Lmao @ the fact that there r pics for each type haha
Yeah, and that last one kilt me dead. With the Caribana-esque lady? He’s like, “Too much sexiness. Does. Not. Compute.” *DEAD*
Oh man, this was too funny. I really lol’d. I never heard of hoverhand before by name, but since you broke it down, I realize that I’ve used it. My Dad remarried when I was a teenager, and I hated my step-mother and step-brothers. Every time I had to take a picture with any of them, they got the hoverhand’, hoverface, the whole hoverbody. I didn’t wanna touch any of those fools.
The only time I did touch them in a picture was if I put a booger on one of ‘em.

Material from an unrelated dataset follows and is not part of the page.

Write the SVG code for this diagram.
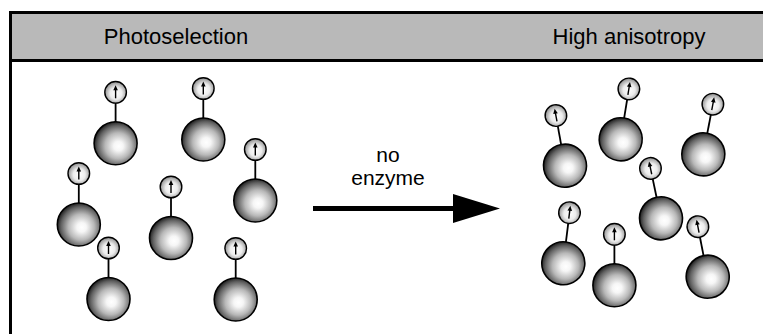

I can’t stop looking at that picture, man. That ish is too funny, lol
“The only time I did touch them in a picture was if I put a booger on one of ‘em.”
LMAO!
I actually didn’t think about that. People use the hoverhand when they just don’t like the person too. Your body is ready to jump away from them as soon as the picture is taken lol.
YES. Hoverhand is rampant when the very existence of a person offends your very spirit. Great addition. lol
LMAO now when this foolish man 1st showed me these hoverhand pics, I didn’t know what to expect because well he’s fulla
sh!tsurprises. And I’m justified in saying that too. Because it’s that damn africanwe all hate.I lol’d at every single picture and I think it’s so retarded that this exists. Is it the clamminess of the hands that keeps you Awkwards away from good looking females bodies when taking pics? Are you afraid that your wet hand will scare her? It might. Lol but hey, you might also get a “And I jizzed in my pants” moment if you actually put your hand ON her. It’s win-win for you. Go for it you hover hands. I support
and laugh atyou.\( ^_^)/
LOL @ “jizz in my pants.” That will never stop being funny to me. Damn you, Lonely Island. But, yeah I think their hands are super clammy so that may be a factor in not wanting to touch her. Still, I think the general “not knowing where to place hand” reigns supreme.
All gangsta pimps know that the placement of the hand is most deadly to womens when it is on the small of her back.
Good post
for an African. Personally, I wish more men would hover. There’s nothing quite like a very pg-13 kodak moment grope from an awkward guy you have absolutely no attraction to. Just me? oh.LOL @ your first sentence. It’s funny because awkward guys can either be the Hoverhand victims are WAY too touchy feely. The extremes are not the bidness.
Aloe Owl! You are a nut, and you’re not slick, we see you asking for money at the end, knowing it won’t go to hover hand research, rather to feed your extended family for years!
*falls out*
Hilarious, I never even heard of this nonsense, too funny!
Me either, actually! TDA schooled me on the fact that it had a damn official term even though I knew exactly what he was talmbout. And that was when I knew he had to write a post about it.
The hoverarm was just hilarious! Wth was up w/ those arm?!?!